* **Problem to work on**
In your copy, leave out the pictures; write out all the data exactly.
####################
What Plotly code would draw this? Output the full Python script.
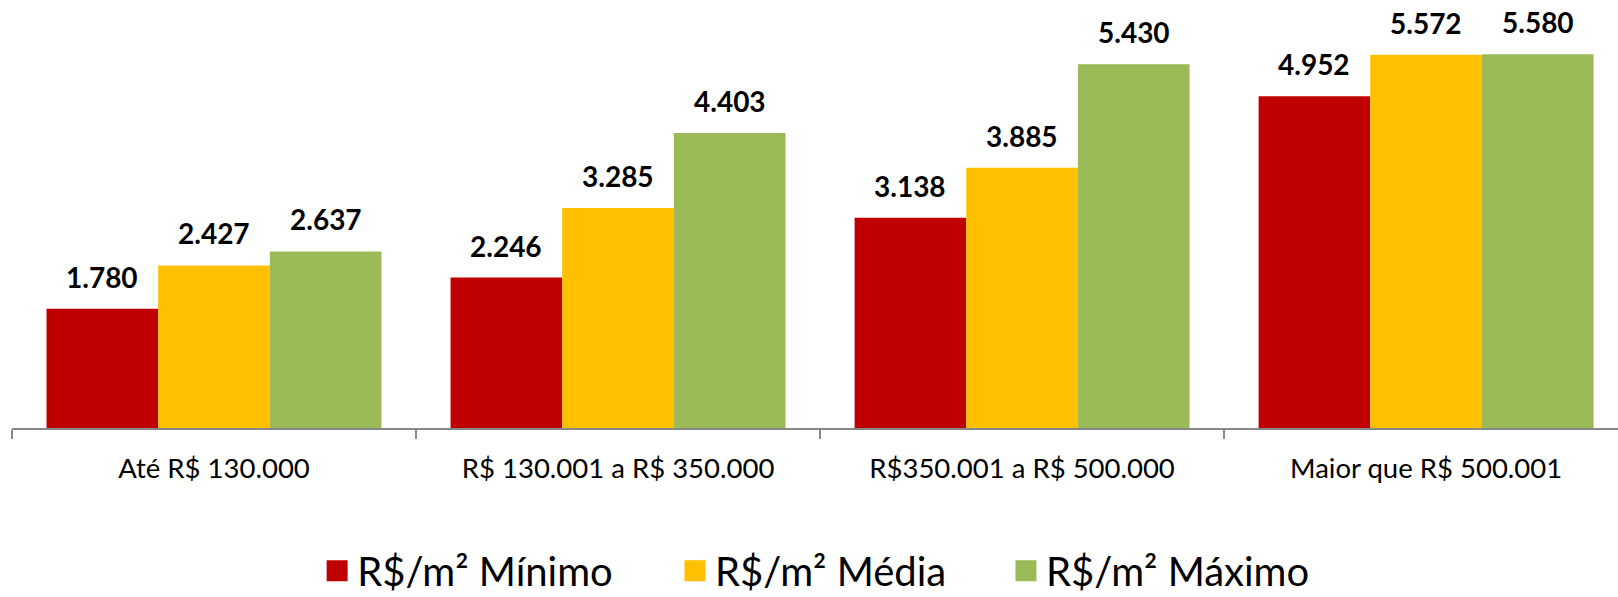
import plotly.graph_objects as go

categories = ["Até R$ 130.000", "R$ 130.001 a R$ 350.000", "R$350.001 a R$ 500.000", "Maior que R$ 500.001"]
series_names = ["R$/m² Mínimo", "R$/m² Média", "R$/m² Máximo"]
minimo = [1780, 2246, 3138, 4952]
media = [2427, 3285, 3885, 5572]
maximo = [2637, 4403, 5430, 5580]
colors = ["#C00000", "#FFC000", "#9BBB59"]

series = [minimo, media, maximo]

def fmt(v):
    return f"{v:,}".replace(",", ".")

BARGAP = 0.171
bar_w = (1 - BARGAP) / 3
offsets = [-bar_w, 0, bar_w]
legend_ids = ["legend", "legend2", "legend3"]
legend_x = [0.19, 0.4128, 0.6189]

fig = go.Figure()
for name, vals, col in zip(series_names, series, colors):
    fig.add_trace(go.Bar(x=categories, y=vals, name=name, marker=dict(color=col, line=dict(width=0)),
                         showlegend=False, hoverinfo="skip"))

# legend entries with larger square symbols, one legend per entry
for name, col, lid in zip(series_names, colors, legend_ids):
    fig.add_trace(go.Scatter(x=[None], y=[None], mode="markers", name=name, legend=lid,
                             marker=dict(symbol="square", size=16, color=col, line=dict(width=5, color=col)),
                             showlegend=True, hoverinfo="skip"))

annotations = []
for vals, off in zip(series, offsets):
    for i, v in enumerate(vals):
        annotations.append(dict(x=i + off, y=v, xref="x", yref="y", text=fmt(v), showarrow=False,
                                yanchor="bottom", xanchor="center", yshift=13,
                                font=dict(family="Lato", size=28, color="#000000", weight="bold")))

legend_common = dict(orientation="h", xref="paper", yref="paper", xanchor="left",
                     y=-0.350, yanchor="middle",
                     font=dict(family="Lato", size=40, color="#000000"), bgcolor="rgba(0,0,0,0)")

fig.update_layout(
    width=1618, height=597,
    margin=dict(l=12, r=0, t=20, b=169, autoexpand=False),
    paper_bgcolor="white", plot_bgcolor="white",
    barmode="group", bargap=BARGAP, bargroupgap=0,
    annotations=annotations,
    legend=dict(x=legend_x[0], **legend_common),
    legend2=dict(x=legend_x[1], **legend_common),
    legend3=dict(x=legend_x[2], **legend_common),
    font=dict(family="Lato", color="#000000"),
)
fig.update_xaxes(type="category", range=[-0.5, 3.475], showline=True, linecolor="#888888", linewidth=1.5,
                 ticks="outside", tickson="boundaries", ticklen=9, tickcolor="#888888", tickwidth=1.5,
                 ticklabelstandoff=15, tickfont=dict(family="Lato", size=27.5, color="#000000"),
                 showgrid=False, zeroline=False)
fig.update_yaxes(range=[0, 6092], visible=False, showgrid=False, zeroline=False)

fig.write_html("out.html", config={"displayModeBar": False},
               post_script="document.body.style.margin='0';document.body.style.overflow='hidden';")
####################
* **Response to this exercise**
What Plotly code would draw this? Output the full Python script.
import plotly.graph_objects as go

categories = ["Até R$ 130.000", "R$ 130.001 a R$ 350.000", "R$350.001 a R$ 500.000", "Maior que R$ 500.001"]
series_names = ["R$/m² Mínimo", "R$/m² Média", "R$/m² Máximo"]
minimo = [1780, 2246, 3138, 4952]
media = [2427, 3285, 3885, 5572]
maximo = [2637, 4403, 5430, 5580]
colors = ["#C00000", "#FFC000", "#9BBB59"]

series = [minimo, media, maximo]

def fmt(v):
    return f"{v:,}".replace(",", ".")

BARGAP = 0.171
bar_w = (1 - BARGAP) / 3
offsets = [-bar_w, 0, bar_w]
legend_ids = ["legend", "legend2", "legend3"]
legend_x = [0.19, 0.4128, 0.6189]

fig = go.Figure()
for name, vals, col in zip(series_names, series, colors):
    fig.add_trace(go.Bar(x=categories, y=vals, name=name, marker=dict(color=col, line=dict(width=0)),
                         showlegend=False, hoverinfo="skip"))

# legend entries with larger square symbols, one legend per entry
for name, col, lid in zip(series_names, colors, legend_ids):
    fig.add_trace(go.Scatter(x=[None], y=[None], mode="markers", name=name, legend=lid,
                             marker=dict(symbol="square", size=16, color=col, line=dict(width=5, color=col)),
                             showlegend=True, hoverinfo="skip"))

annotations = []
for vals, off in zip(series, offsets):
    for i, v in enumerate(vals):
        annotations.append(dict(x=i + off, y=v, xref="x", yref="y", text=fmt(v), showarrow=False,
                                yanchor="bottom", xanchor="center", yshift=13,
                                font=dict(family="Lato", size=28, color="#000000", weight="bold")))

legend_common = dict(orientation="h", xref="paper", yref="paper", xanchor="left",
                     y=-0.350, yanchor="middle",
                     font=dict(family="Lato", size=40, color="#000000"), bgcolor="rgba(0,0,0,0)")

fig.update_layout(
    width=1618, height=597,
    margin=dict(l=12, r=0, t=20, b=169, autoexpand=False),
    paper_bgcolor="white", plot_bgcolor="white",
    barmode="group", bargap=BARGAP, bargroupgap=0,
    annotations=annotations,
    legend=dict(x=legend_x[0], **legend_common),
    legend2=dict(x=legend_x[1], **legend_common),
    legend3=dict(x=legend_x[2], **legend_common),
    font=dict(family="Lato", color="#000000"),
)
fig.update_xaxes(type="category", range=[-0.5, 3.475], showline=True, linecolor="#888888", linewidth=1.5,
                 ticks="outside", tickson="boundaries", ticklen=9, tickcolor="#888888", tickwidth=1.5,
                 ticklabelstandoff=15, tickfont=dict(family="Lato", size=27.5, color="#000000"),
                 showgrid=False, zeroline=False)
fig.update_yaxes(range=[0, 6092], visible=False, showgrid=False, zeroline=False)

fig.write_html("out.html", config={"displayModeBar": False},
               post_script="document.body.style.margin='0';document.body.style.overflow='hidden';")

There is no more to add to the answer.